Cyclists – Tips for Cycling in Traffic
- If a bike lane exists, ride in the bike lane in the direction of the flow of traffic.
- If no bike lane exists, ride about 1 meter away from parked vehicles. This helps avoid getting hit by an opening door. Use extra caution if you notice people in vehicles, taxis or buses.
- Shoulder check well in advance and hand signal before turning. Remember, drivers sometimes fail to yield the right-of-way and won’t always see you. Try to be predictable in your actions to increase visibility.
- Follow the rules of the road. Cycle in a straight line with the flow of traffic and position yourself where drivers can see you. Avoid their blind spots and treat every driveway like an intersection.
- Remember safety equipment. Wear a helmet (that meets safety standards CSA, ANSI, ASTM, or SNELL B-95) at all times and use good, visible bike lights on the front and rear of your bicycle. Consider using a bike bell to warn pedestrians and other road users of your presence.

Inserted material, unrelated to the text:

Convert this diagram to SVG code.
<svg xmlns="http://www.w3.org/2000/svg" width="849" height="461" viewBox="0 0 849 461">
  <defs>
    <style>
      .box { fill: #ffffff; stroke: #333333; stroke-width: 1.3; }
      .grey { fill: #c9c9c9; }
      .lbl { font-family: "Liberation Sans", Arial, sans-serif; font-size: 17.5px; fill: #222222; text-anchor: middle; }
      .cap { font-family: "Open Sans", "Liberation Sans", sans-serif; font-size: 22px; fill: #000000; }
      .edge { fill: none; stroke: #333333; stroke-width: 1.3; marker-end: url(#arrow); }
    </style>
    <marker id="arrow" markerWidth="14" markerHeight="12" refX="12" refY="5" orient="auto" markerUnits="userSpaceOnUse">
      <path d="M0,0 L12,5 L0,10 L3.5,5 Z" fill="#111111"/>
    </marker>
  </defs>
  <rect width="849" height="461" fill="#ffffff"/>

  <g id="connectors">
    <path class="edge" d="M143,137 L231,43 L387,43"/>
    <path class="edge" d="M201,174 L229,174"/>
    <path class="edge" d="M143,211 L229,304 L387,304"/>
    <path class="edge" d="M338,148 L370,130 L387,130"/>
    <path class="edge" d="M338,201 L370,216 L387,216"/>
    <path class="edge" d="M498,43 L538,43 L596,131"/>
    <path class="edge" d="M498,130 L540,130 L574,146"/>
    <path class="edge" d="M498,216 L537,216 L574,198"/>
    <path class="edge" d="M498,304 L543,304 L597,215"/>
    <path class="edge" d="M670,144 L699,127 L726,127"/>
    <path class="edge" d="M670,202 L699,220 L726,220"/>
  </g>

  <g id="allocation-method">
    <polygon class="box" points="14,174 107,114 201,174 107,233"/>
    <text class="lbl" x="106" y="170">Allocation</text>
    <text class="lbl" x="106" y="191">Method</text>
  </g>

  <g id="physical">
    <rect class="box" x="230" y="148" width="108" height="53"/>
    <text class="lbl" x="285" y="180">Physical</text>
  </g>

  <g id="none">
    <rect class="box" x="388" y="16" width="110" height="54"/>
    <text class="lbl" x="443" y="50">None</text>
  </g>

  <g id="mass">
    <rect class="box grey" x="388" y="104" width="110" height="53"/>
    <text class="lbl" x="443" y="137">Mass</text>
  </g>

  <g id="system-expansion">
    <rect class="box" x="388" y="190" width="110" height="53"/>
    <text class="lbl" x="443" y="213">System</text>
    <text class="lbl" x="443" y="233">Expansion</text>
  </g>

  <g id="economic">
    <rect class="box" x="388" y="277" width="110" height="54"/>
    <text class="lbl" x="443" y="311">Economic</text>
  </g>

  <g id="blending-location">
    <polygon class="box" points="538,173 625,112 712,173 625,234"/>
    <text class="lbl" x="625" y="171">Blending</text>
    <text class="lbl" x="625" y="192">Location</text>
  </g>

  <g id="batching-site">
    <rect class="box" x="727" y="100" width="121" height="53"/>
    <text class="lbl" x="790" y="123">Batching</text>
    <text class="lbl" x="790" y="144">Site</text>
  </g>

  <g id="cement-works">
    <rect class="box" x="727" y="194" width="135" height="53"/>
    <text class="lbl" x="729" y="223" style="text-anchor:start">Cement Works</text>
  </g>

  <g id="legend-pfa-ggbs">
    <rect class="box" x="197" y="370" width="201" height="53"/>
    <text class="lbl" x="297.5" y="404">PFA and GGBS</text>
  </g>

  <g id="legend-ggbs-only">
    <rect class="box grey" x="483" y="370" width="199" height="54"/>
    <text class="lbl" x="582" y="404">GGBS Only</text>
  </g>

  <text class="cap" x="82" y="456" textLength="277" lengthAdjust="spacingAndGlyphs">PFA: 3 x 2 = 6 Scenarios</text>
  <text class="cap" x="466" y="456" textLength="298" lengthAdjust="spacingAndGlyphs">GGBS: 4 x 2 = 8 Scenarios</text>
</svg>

Bike Sense - British Columbia Bicycle Operators Manual
Motorists – Tips for Sharing the Roads with Bicycles
- Don’t get distracted. Watch for cyclists on the road and make eye contact if you can, so they can anticipate your next move.
- Reduce speed.
- Shoulder check and watch for cyclists. Be especially vigilant when approaching an intersection or when turning. Cyclists don’t always stay on the right.
- Stay in the vehicle lane and keep a safe distance. Do not drive in the bicycle lane. If you have to cross the bicycle lane to enter a driveway or turn, shoulder check and watch for cyclists before moving out of the vehicle lane. Leave at least 3 seconds behind cyclists and at least 1 meter when passing.
- Signal early. Signal at least 30 meters in advance of making a turn to alert other road users of your intended action.
At an intersection a cyclist can either (see image)
- Merge into traffic and make a turn like any other vehicle, or
- Get off and walk as a pedestrian, or
- Bike straight across the street, turn the bike and position to go across the other way.
On a crosswalk or sidewalk, a cyclist must walk unless signage specifically indicates something else. At traffic signals, cyclist positioning may depend on the traffic sensors. Be cautious, as nearly 80% of bike accidents occur at intersections.